4:86 When you are greeted with a greeting, greet with one more beautiful than it, or return it.
In this verse, the majestic compeller, the magnificent God, the lovingly kind beautiful-doer, teaches His servants the courteous acts of social intercourse and companionship, for anyone not adorned with courtesy is not worthy of companionship.
Companionship is of three sorts: the courtesy of conformity with the Real, the courtesy of sincerity with people, and the courtesy of opposition to the soul. Anyone not nurtured by these sorts of courtesy has nothing to do with the path of Muṣṭafā and has no worth in the world of No god but God. The exalted Lord first adorned Muṣṭafā with courtesy, as his come in the report: “My Lord taught me courtesy, so how beautifully I have been made courteous!” Thus on the night of the miʿrāj in that most tremendous station, he acted courteously toward the Presence, such that the exalted Lord says about him, “The eyesight did not swerve, nor did it trespass” [53:17]. He observed the courtesy of companionship with people, such that He says about him, “Surely thou hast a tremendous character” [68:4].

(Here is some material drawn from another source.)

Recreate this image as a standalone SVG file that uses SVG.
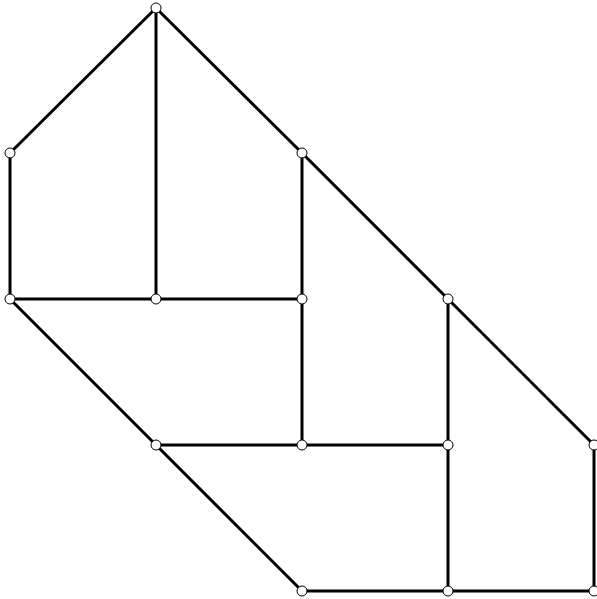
<svg xmlns="http://www.w3.org/2000/svg" width="597" height="599" viewBox="0 0 597 599">
<style>
.e{stroke:#000;stroke-width:3;fill:none;stroke-linecap:round}
.n{fill:#fff;stroke:#000;stroke-width:1}
</style>
<rect width="597" height="599" fill="#fff"/>
<g id="edges">
<line class="e" x1="156" y1="8" x2="10" y2="153"/>
<line class="e" x1="156" y1="8" x2="156" y2="299"/>
<line class="e" x1="156" y1="8" x2="302" y2="153"/>
<line class="e" x1="10" y1="153" x2="10" y2="299"/>
<line class="e" x1="302" y1="153" x2="302" y2="299"/>
<line class="e" x1="302" y1="153" x2="448" y2="299"/>
<line class="e" x1="10" y1="299" x2="302" y2="299"/>
<line class="e" x1="10" y1="299" x2="156" y2="445"/>
<line class="e" x1="302" y1="299" x2="302" y2="445"/>
<line class="e" x1="448" y1="299" x2="448" y2="591"/>
<line class="e" x1="448" y1="299" x2="594" y2="445"/>
<line class="e" x1="156" y1="445" x2="448" y2="445"/>
<line class="e" x1="156" y1="445" x2="302" y2="591"/>
<line class="e" x1="302" y1="591" x2="594" y2="591"/>
<line class="e" x1="594" y1="445" x2="594" y2="591"/>
</g>
<g id="n1"><circle class="n" cx="156" cy="8" r="5"/></g>
<g id="n2"><circle class="n" cx="10" cy="153" r="5"/></g>
<g id="n3"><circle class="n" cx="302" cy="153" r="5"/></g>
<g id="n4"><circle class="n" cx="10" cy="299" r="5"/></g>
<g id="n5"><circle class="n" cx="156" cy="299" r="5"/></g>
<g id="n6"><circle class="n" cx="302" cy="299" r="5"/></g>
<g id="n7"><circle class="n" cx="448" cy="299" r="5"/></g>
<g id="n8"><circle class="n" cx="156" cy="445" r="5"/></g>
<g id="n9"><circle class="n" cx="302" cy="445" r="5"/></g>
<g id="n10"><circle class="n" cx="448" cy="445" r="5"/></g>
<g id="n11"><circle class="n" cx="594" cy="445" r="5"/></g>
<g id="n12"><circle class="n" cx="302" cy="591" r="5"/></g>
<g id="n13"><circle class="n" cx="448" cy="591" r="5"/></g>
<g id="n14"><circle class="n" cx="594" cy="591" r="5"/></g>
</svg>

The principles of the courteous acts of companionship in interacting with the Real are that you put knowledge to work in every interaction, you revere the Shariah, you avoid putting into practice what your wishes command, you honor the Sunnah and its folk, you avoid innovation and its folk, you leave aside suspicion and supposition, you stay far from disquieting thoughts and the habits of eye-service, ignorance, and laziness in worshiping God, you avoid adorning yourself as a worshipful servant in other than the Sunnah, you keep supererogatory acts hidden, you do not mention the name God in heedlessness, you do not mix levity with seriousness, you do not play with the Shariah and the religion, and you put scrupulosity to work in speaking, acting, seeing, eating, sleeping, moving, and resting. Even if you pass your days with truthfulness and limpidness, you never approve of yourself. Rather, you must always be displeased with yourself, and you must make it incumbent upon yourself to repent in every state. The Messenger said, “My heart becomes clouded, so I ask forgiveness from God one hundred times a day.”

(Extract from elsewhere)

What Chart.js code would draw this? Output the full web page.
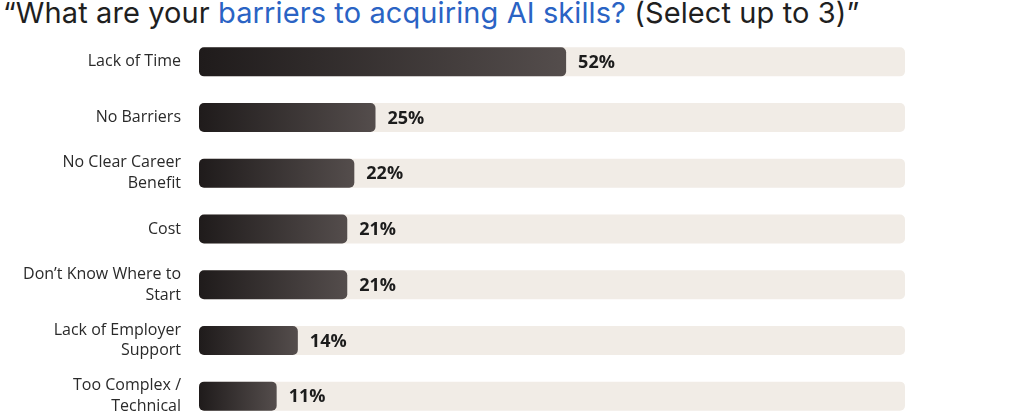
<!DOCTYPE html>
<html>
<head>
<meta charset="utf-8">
<script src="https://cdn.jsdelivr.net/npm/chart.js@4.4.1/dist/chart.umd.min.js"></script>
<style>
  html, body { margin: 0; padding: 0; background: #fff; overflow: hidden; }
  body { width: 1024px; height: 414px; position: relative; }
  #title {
    position: absolute; left: 3px; top: -5px;
    font-family: Inter, "Noto Sans", sans-serif; font-size: 29px;
    color: #1f1f1f; white-space: nowrap; letter-spacing: 0.1px;
  }
  #title .hl { color: #2a63c4; }
  #wrap { position: absolute; left: 0; top: 0; width: 1024px; height: 424px; }
</style>
</head>
<body>
<div id="title">“What are your <span class="hl">barriers to acquiring AI skills?</span> (Select up to 3)”</div>
<div id="wrap"><canvas id="chart"></canvas></div>
<script>
var categories = [
  "Lack of Time",
  "No Barriers",
  ["No Clear Career", "Benefit"],
  "Cost",
  ["Don’t Know Where to", "Start"],
  ["Lack of Employer", "Support"],
  ["Too Complex /", "Technical"],
];
var shares = [52, 25, 22, 21, 21, 14, 11];
var trackValues = [100, 100, 100, 100, 100, 100, 100];

function barGradient(context) {
  var chart = context.chart;
  var area = chart.chartArea;
  if (!area) return "#2b2727";
  var x = chart.scales.x;
  var x0 = x.getPixelForValue(0);
  var x1 = x.getPixelForValue(context.raw);
  var g = chart.ctx.createLinearGradient(x0, 0, x1, 0);
  g.addColorStop(0, "#1f1b1b");
  g.addColorStop(1, "#544d4c");
  return g;
}

var valueLabels = {
  id: "valueLabels",
  afterDatasetsDraw(chart) {
    var ctx = chart.ctx;
    var meta = chart.getDatasetMeta(0);
    ctx.save();
    ctx.font = "bold 18px 'Open Sans', sans-serif";
    ctx.fillStyle = "#1c1c1c";
    ctx.textBaseline = "middle";
    ctx.textAlign = "left";
    meta.data.forEach((bar, i) => {
      ctx.fillText(shares[i] + "%", bar.x + 12, bar.y + 1);
    });
    ctx.restore();
  },
};

new Chart(document.getElementById("chart"), {
  type: "bar",
  data: {
    labels: categories,
    datasets: [
      {
        data: shares,
        backgroundColor: barGradient,
        borderRadius: 5,
        borderSkipped: false,
        grouped: false,
        order: 0,
        barPercentage: 0.52,
        categoryPercentage: 1,
      },
      {
        data: trackValues,
        backgroundColor: "#f1ece6",
        borderRadius: 5,
        borderSkipped: false,
        grouped: false,
        order: 1,
        barPercentage: 0.52,
        categoryPercentage: 1,
      },
    ],
  },
  options: {
    indexAxis: "y",
    responsive: true,
    maintainAspectRatio: false,
    animation: false,
    layout: {
      padding: { top: 34, right: 119, bottom: 0, left: 0 },
    },
    plugins: {
      legend: { display: false },
      tooltip: { enabled: false },
    },
    scales: {
      x: {
        display: false,
        min: 0,
        max: 100,
      },
      y: {
        grid: { display: false, drawTicks: false },
        border: { display: false },
        afterFit: function (scale) {
          scale.width = 199;
          scale.paddingTop = 0;
          scale.paddingBottom = 0;
        },
        ticks: {
          color: "#2a2a2a",
          padding: 18,
          font: { family: "'Open Sans'", size: 16, lineHeight: 1.3 },
        },
      },
    },
  },
  plugins: [valueLabels],
});
</script>
</body>
</html>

Abū Yazīd Basṭāmī was so displeased with his own limpidness and self-purification that his glorification sometimes consisted of pointing at himself with his finger and saying, “You are the miserable man of the time.”
The Companions of Muṣṭafā were so displeased with themselves in the limpidness of their religion that it is narrated from Muʿādh that he used go to the doors of houses and say, “Come, let us have faith for an hour.”
The Pir of the Tariqah said something appropriate for this place: “O Lord, I have a heart full of pain and a spirit full of suffering. Exalted of the two worlds! What can this poor wretch do? O Lord, I am not helpless because of You, but helpless in You. Whenever I am absent, You say, ‘Where are you?’ When I come to the Threshold, You do not open the door!
Prayer | “O Lord, since despair in the submission’s outwardness is deprivation, and in the Haqiqah itself hope is no doubt a deficiency, between this and that what is my remedy? Since in the Shariah patience is a mark of being pleased, but in the Haqiqah impatience is the very command, between this and that what proof can I offer You? O Lord, everyone has fire in the heart, and this poor wretch in the spirit, for everyone, has rhyme and reason, but my poor self has nothing at all.”
As for the principles of the courteous acts of companionship in interacting with people, these are that you never hold back good advice and tenderness from any Muslim, you consider yourself less than everyone else, you place everyone’s rightful due before yourself, and you are fair to everyone with respect to yourself by way of largesse, giving comfort, and having a beauty of character. You avoid opposing and confronting the brothers and lying to them. You do not make requests from them by explicit command or explicit prohibition, you do not speak harsh words to them, and you do not reply to them unpleasantly.
Yūsuf Ḥusayn Rāzī said, “I asked Dhu’l-Nūn Miṣrī with whom I should be a companion. He said, ‘He who does not own, does not censure any of your states and does not change when you change, even if the change be great, for surely the needier you are, the more severe will be your changing.”
Dhu’l-Nūn said, “Be a companion of someone who has no property,” that is, who does not consider what he has as his own and belonging to himself, for whenever there is antagonism, it occurs because “you and I” are in the midst. When you and I disappear from the midst, no antagonism remains.
He said, “He does not censure any of your states.” He knows that you are not without sins such that defects would have no access to you. It is absurd in friendship to censure the state of your friend. Friendship is there when no censure is in the midst. It is recounted that a man had a wife and was far gone on her. One of the woman’s eyes was white, but the man was unaware of that defect because of the excess of love. When the love decreased, he said to the woman, “When did this whiteness appear?” She said, “When love for me diminished in your heart.”
He said, “Who does not change when you change, even if it is a great change.” For the more you are changing, the more you need a friend. And it may be that the meaning of these words is that you should be a companion of the Real, not the creatures who change when you change. The one who does not change when the creatures change is the Real. Hence this is to show the road of cutting off from the creatures and joining with the Real.